This paper is a personal take on the history of evaluation experiments in information retrieval. It describes some of the early experiments that were formative in our understanding, and goes on to discuss the current dominance of TREC (the Text REtrieval Conference) and to assess its impact.
The foundation of the Institute of Information Scientists in the UK in 1958 coincides closely with the beginning of the notion of experimental evaluation of information retrieval systems. Although there had been some earlier attempts, we usually mark the start of the tradition as the Cranfield experiments, which ran from 1958 to 1966. Information retrieval is commonly regarded as a core component of information science, and systematic empirical evaluation of IR systems probably represents the strongest claim that information science can make to being a science in any traditional sense. There is a nice irony here: the founder of the empirical tradition in IR, the Cranfield librarian Cyril Cleverdon, was not at all a supporter of the Institute. But more of this anon.
As for the present, and despite the concerns of the founders of the Institute, academic information science is now quite closely associated with the former library schools, many of which have adopted titles which include the word ‘information’. However, a lot of current work in IR, theoretical and experimental, takes place elsewhere, mainly in computer science departments, though several other academic domains are represented. It probably comes as a considerable surprise to a current PhD student, working on (say) a machine learning optimization technique applied to search engine ranking, that he or she is in thrall to an experimental tradition founded by a librarian, working with card indexes, a half-century ago.
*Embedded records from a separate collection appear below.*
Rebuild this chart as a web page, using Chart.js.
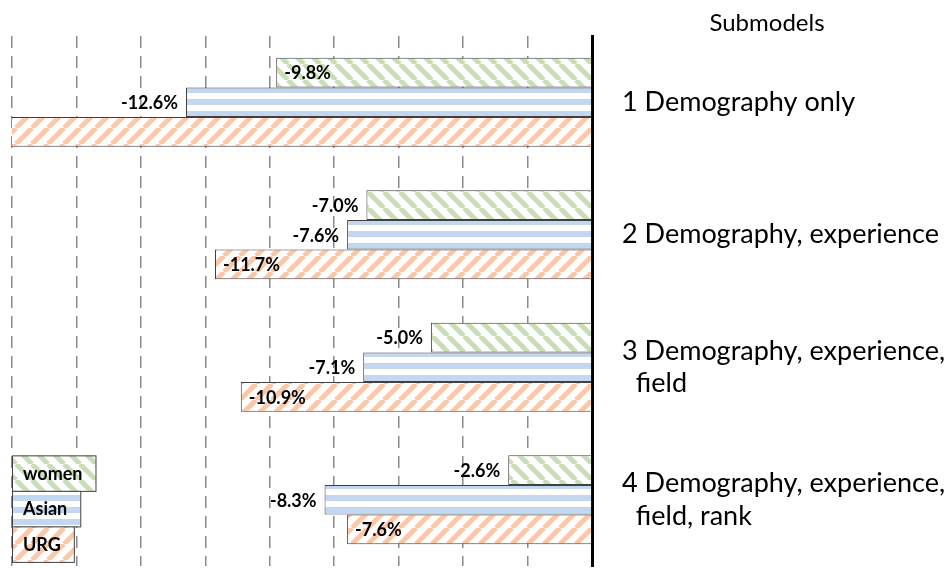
<!DOCTYPE html>
<html>
<head>
<meta charset="utf-8">
<script src="https://cdn.jsdelivr.net/npm/chart.js@4.4.0/dist/chart.umd.min.js"></script>
<style>
html, body { margin: 0; padding: 0; background: #fff; }
#wrap { width: 951px; height: 568px; }
</style>
</head>
<body>
<div id="wrap"><canvas id="myChart"></canvas></div>
<script>
const submodels = [
    '1 Demography only',
    '2 Demography, experience',
    ['3 Demography, experience,', '  field'],
    ['4 Demography, experience,', '  field, rank']
];
const groups = ['women', 'Asian', 'URG'];
const women = [-9.8, -7.0, -5.0, -2.6];
const asian = [-12.6, -7.6, -7.1, -8.3];
const urg = [-19.5, -11.7, -10.9, -7.6];
const axisTitle = 'Submodels';

// label placement (null = not shown)
const labelInside = [
    [true, false, false, false],
    [false, false, false, false],
    [null, true, true, true]
];

const FONT = 'Lato, "Open Sans", sans-serif';

function stripes(color, kind) {
    const c = document.createElement('canvas');
    const s = kind === 'h' ? 12 : 16;
    c.width = s; c.height = s;
    const g = c.getContext('2d');
    g.fillStyle = '#fff';
    g.fillRect(0, 0, s, s);
    if (kind === 'h') {
        g.fillStyle = color;
        g.fillRect(0, 3, s, 6);
    } else {
        g.strokeStyle = color;
        g.lineWidth = 5;
        for (let x = -s; x <= s; x += s) {
            g.beginPath();
            if (kind === 'back') {
                g.moveTo(x, 0); g.lineTo(x + s, s);
            } else {
                g.moveTo(x, s); g.lineTo(x + s, 0);
            }
            g.stroke();
        }
    }
    return g.createPattern(c, 'repeat');
}

const fills = [
    stripes('rgb(200,222,180)', 'back'),
    stripes('rgb(195,216,240)', 'h'),
    stripes('rgb(250,200,168)', 'fwd')
];

const barLabels = {
    id: 'barLabels',
    afterDatasetsDraw(chart) {
        const ctx = chart.ctx;
        const area = chart.chartArea;
        ctx.save();
        ctx.font = 'bold 18px ' + FONT;
        ctx.fillStyle = '#000';
        ctx.textBaseline = 'middle';
        chart.data.datasets.forEach((ds, i) => {
            chart.getDatasetMeta(i).data.forEach((bar, j) => {
                const inside = labelInside[i][j];
                if (inside === null || bar.x < area.left) return;
                const txt = ds.data[j].toFixed(1) + '%';
                if (inside) {
                    ctx.textAlign = 'left';
                    ctx.fillText(txt, bar.x + 8, bar.y + 1);
                } else {
                    ctx.textAlign = 'right';
                    ctx.fillText(txt, bar.x - 8, bar.y + 1);
                }
            });
        });

        // legend boxes, starting at the top of the last group of bars
        const first = chart.getDatasetMeta(0).data[submodels.length - 1];
        const h = first.height * 1.2;
        let top = first.y - first.height / 2;
        chart.data.datasets.forEach((ds, i) => {
            const w = ctx.measureText(ds.label).width + 24;
            ctx.fillStyle = fills[i];
            ctx.fillRect(area.left, top, w, h);
            ctx.strokeStyle = '#404040';
            ctx.lineWidth = 1;
            ctx.strokeRect(area.left + 0.5, top + 0.5, w, h);
            ctx.fillStyle = '#000';
            ctx.textAlign = 'left';
            ctx.fillText(ds.label, area.left + 11, top + h / 2 + 1);
            top += h;
        });

        ctx.font = '24px ' + FONT;
        ctx.textAlign = 'center';
        ctx.textBaseline = 'alphabetic';
        ctx.fillText(axisTitle, area.right + 175, 31);
        ctx.restore();
    }
};

const ctx = document.getElementById('myChart').getContext('2d');
new Chart(ctx, {
    type: 'bar',
    data: {
        labels: submodels,
        datasets: [women, asian, urg].map((vals, i) => ({
            label: groups[i],
            data: vals,
            backgroundColor: fills[i],
            borderColor: '#404040',
            borderWidth: 1,
            categoryPercentage: 0.67,
            barPercentage: 1.0
        }))
    },
    options: {
        indexAxis: 'y',
        responsive: true,
        maintainAspectRatio: false,
        animation: false,
        layout: { padding: { top: 36, left: 12, right: 0, bottom: 2 } },
        plugins: {
            legend: { display: false },
            tooltip: { enabled: false }
        },
        scales: {
            x: {
                min: -18,
                max: 0,
                ticks: { display: false, stepSize: 2 },
                grid: { color: '#8a8a8a', lineWidth: 1.5, drawTicks: false },
                border: { display: false, dash: [12, 8] },
                afterFit(scale) {
                    scale.height = 0;
                    scale.paddingLeft = 0;
                    scale.paddingRight = 0;
                }
            },
            y: {
                position: 'right',
                grid: { display: false, drawTicks: false },
                border: { display: true, color: '#000', width: 3 },
                ticks: {
                    color: '#000',
                    padding: 30,
                    font: { size: 27, family: FONT },
                    lineHeight: 1.15
                },
                afterFit(scale) {
                    scale.width = 359;
                    scale.paddingTop = 0;
                    scale.paddingBottom = 0;
                }
            }
        }
    },
    plugins: [barLabels]
});
</script>
</body>
</html>
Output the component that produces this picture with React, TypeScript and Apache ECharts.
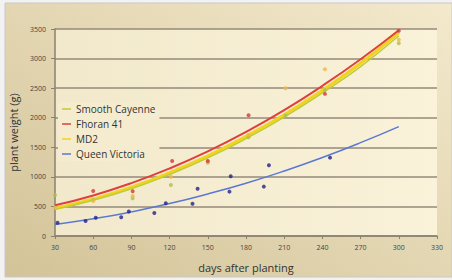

Thus the history that is the subject of this paper is not too readily defined in terms of institutional or academic boundaries – or national ones. Despite this, it can be seen as a remarkably coherent development of a set of principles and methods. Like all academic subjects it generates argument and disagreement and heated disputation, but there remains a relatively stable common core, which has, despite its limitations (I will argue), served us well over the last 50 years. Furthermore, while its present international status developed out of a US dominance for a large part of that period, the strength of the UK contribution has been remarkable.